The kit will also include Shabbat candlesticks, a yahrzeit candle, honey sticks, a challah recipe and bags for people to put food donations for a food drive. Wainer said they’re also working on another kit for young families. These will include projects for the holidays like a paper shofar-making kit, s’mores materials to be used in the sukkah and egg shakers and scarves for services.
At Beth El Hebrew Congregation in Alexandria, congregants will be able to pick up prayer books before Rosh Hashanah and return them after the holidays, according to Executive Director Adam Wallach. Temple Rodef Shalom in Falls Church is preparing kits that will include a High Holiday handbook, dried apple chips, honey and a yahrzeit candle among other things, according to the synagogue’s director of membership engagement, Cookie Mandell.
At Temple Beth Jacob in Concord, N.H., Rabbi Robin Nafshi is planning to send congregants a package of materials for tashlich, the ritual in which Jews throw bread crumbs into water to symbolize the casting away of sins.
With the day when tashlich would be performed falling on an early-fall Sunday this year, Nafshi was concerned about trying to assemble the congregation with proper social distancing at potentially crowded local bodies of water. So congregants at the Reform synagogue will get packets of bird seed in their holiday boxes, which volunteers will hand deliver throughout the region. (The synagogue has used bird seed in place of the traditional bread, which can be harmful to birds and fish, for years.)
“Like everyone, we’re trying to figure out this online world where we’re trying to find ways to make this more personal,” said Nafshi.

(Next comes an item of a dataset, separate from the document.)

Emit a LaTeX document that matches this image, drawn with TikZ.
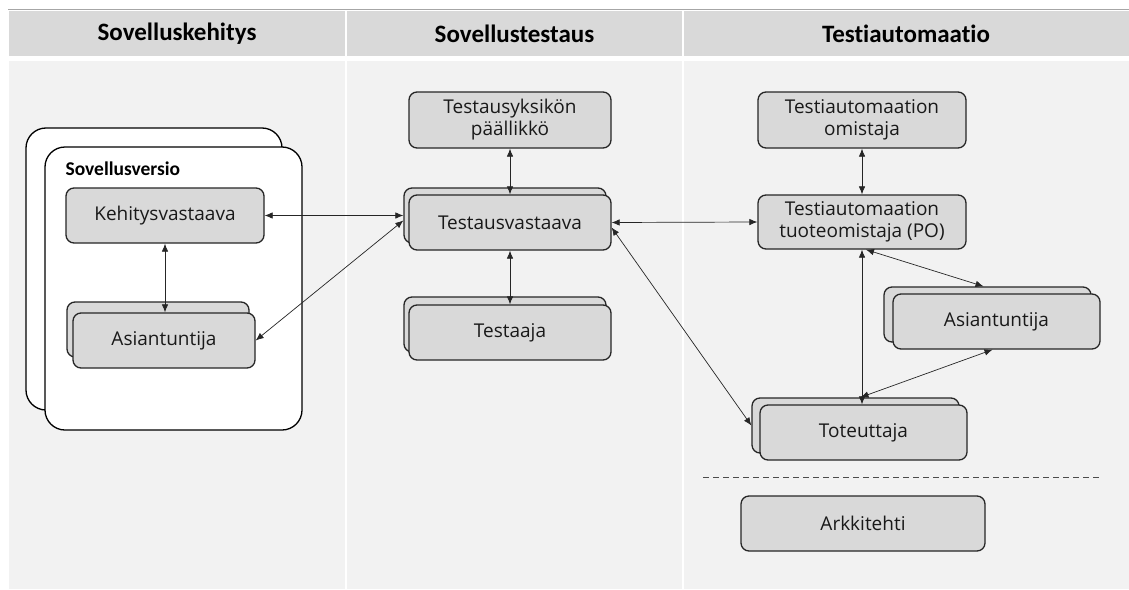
\documentclass[tikz,border=0pt]{standalone}
\usepackage{fontspec}
\setmainfont{Carlito}[Ligatures=NoCommon]
\newfontfamily\boxfont{Open Sans}
\usetikzlibrary{arrows.meta}
\definecolor{hdr}{HTML}{D9D9D9}
\definecolor{bodyc}{HTML}{F2F2F2}
\definecolor{boxc}{HTML}{D9D9D9}
\definecolor{edge}{HTML}{262626}
\definecolor{topline}{HTML}{A6A6A6}
\tikzset{
  rbox/.style={draw=edge, fill=boxc, line width=1.3pt, rounded corners=8pt,
    font=\boxfont\fontsize{19}{22}\selectfont, text=black!90, align=center,
    inner sep=0pt},
  bigbox/.style={draw=black, fill=white, line width=1.3pt, rounded corners=20pt, inner sep=0pt},
  biarrow/.style={{Latex[length=8pt,width=6.5pt]}-{Latex[length=8pt,width=6.5pt]},
    line width=0.7pt, draw=black!85},
  hdrtext/.style={font=\bfseries\fontsize{25}{29}\selectfont, text=black},
  sepline/.style={draw=black!70, line width=0.8pt, dash pattern=on 6pt off 4pt}
}
\begin{document}
\begin{tikzpicture}[x=1pt,y=-1pt]
\useasboundingbox (0,0) rectangle (1129,589);
\fill[white] (0,0) rectangle (1129,589);
% header band and columns
\draw[topline, line width=1pt] (8,9.5) -- (1129,9.5);
\fill[hdr] (9,11) rectangle (345,56);
\fill[hdr] (347,11) rectangle (682,56);
\fill[hdr] (684,11) rectangle (1129,56);
\fill[bodyc] (9,61) rectangle (345,589);
\fill[bodyc] (347,61) rectangle (682,589);
\fill[bodyc] (684,61) rectangle (1129,589);
\node[hdrtext] (h1) at (177,33.5) {Sovelluskehitys};
\node[hdrtext] (h2) at (514.5,33.5) {Sovellustestaus};
\node[hdrtext] (h3) at (906,33.5) {Testiautomaatio};

% Sovellusversio containers
\node[bigbox, minimum width=256pt, minimum height=282pt] (svb) at (154,269) {};
\node[bigbox, minimum width=257pt, minimum height=283pt] (svf) at (173.5,288.5) {};
\node[anchor=base west, font=\bfseries\fontsize{19.5}{23}\selectfont] (svl) at (62,175) {Sovellusversio};

% column 1 boxes
\node[rbox, minimum width=198pt, minimum height=55pt] (keh) at (165,215.5) {Kehitysvastaava};
\node[rbox, minimum width=182pt, minimum height=55pt] (asi1b) at (158,329.5) {};
\node[rbox, minimum width=182pt, minimum height=55pt] (asi1) at (164,340.5) {Asiantuntija};

% column 2 boxes
\node[rbox, minimum width=202pt, minimum height=56pt] (tyk) at (510,120) {Testausyksikön\\päällikkö};
\node[rbox, minimum width=202pt, minimum height=55pt] (tvb) at (505,215.5) {};
\node[rbox, minimum width=202pt, minimum height=55pt] (tv) at (510,222.5) {Testausvastaava};
\node[rbox, minimum width=202pt, minimum height=55pt] (tesb) at (505,324.5) {};
\node[rbox, minimum width=202pt, minimum height=55pt] (tes) at (510,332.5) {Testaaja};

% column 3 boxes
\node[rbox, minimum width=208pt, minimum height=56pt] (tao) at (862,120) {Testiautomaation\\omistaja};
\node[rbox, minimum width=208pt, minimum height=54pt] (po) at (862,222) {Testiautomaation\\tuoteomistaja (PO)};
\node[rbox, minimum width=207pt, minimum height=55pt] (asi2b) at (987.5,314.5) {};
\node[rbox, minimum width=207pt, minimum height=55pt] (asi2) at (996.5,321.5) {Asiantuntija};
\node[rbox, minimum width=207pt, minimum height=55pt] (totb) at (855.5,425.5) {};
\node[rbox, minimum width=207pt, minimum height=55pt] (tot) at (863.5,432.5) {Toteuttaja};
\coordinate (dl) at (703,477);
\coordinate (dr) at (1101,477);
\draw[sepline] (dl) -- (dr);
\node[rbox, minimum width=244pt, minimum height=55pt] (ark) at (863,523.5) {Arkkitehti};

% connectors
\draw[biarrow] (keh.south) -- (keh.south |- asi1.north);
\draw[biarrow] (keh.east) -- (tvb.west);
\draw[biarrow] (asi1.east) -- ([yshift=-5pt]tvb.west);
\draw[biarrow] (tyk.south) -- (tv.north);
\draw[biarrow] (tv.south) -- (tes.north);
\draw[biarrow] (po.west) -- (tv.east);
\draw[biarrow] ([yshift=-5pt]tv.east) -- (totb.west);
\draw[biarrow] (tao.south) -- (po.north);
\draw[biarrow] (po.south) -- (po.south |- tot.north);
\draw[biarrow] ([xshift=4pt]po.south) -- ([xshift=-4pt]asi2b.north);
\draw[biarrow] ([xshift=-4pt]asi2.south) -- ([xshift=5pt]totb.north);
\end{tikzpicture}
\end{document}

She said she hopes the packages will “remind them that our clergy and board and staff are thinking of them.”
At Congregation Shaar Hashomayim in Montreal, families will get a box before Rosh Hashanah that will include chocolate bars for the kids and conversation starters to fuel meaningful conversation during holiday meals.
Families will also get a glass jar filled with premixed dry ingredients for a honey or apple cake. The idea is for families to bake together for the holiday, then use the container to keep notes marking things to be grateful for or good deeds to bring the lessons of Rosh Hashanah into the rest of the year.
Rabba Rachel Kohl Finegold plans to use the box model in the synagogue’s religious school this year, creating kits for each of the school’s four- or five-week-long units.
“It’s opening up a world of possibility that brings us into the children’s homes in ways that I think just weren’t as easy to do before,” she said.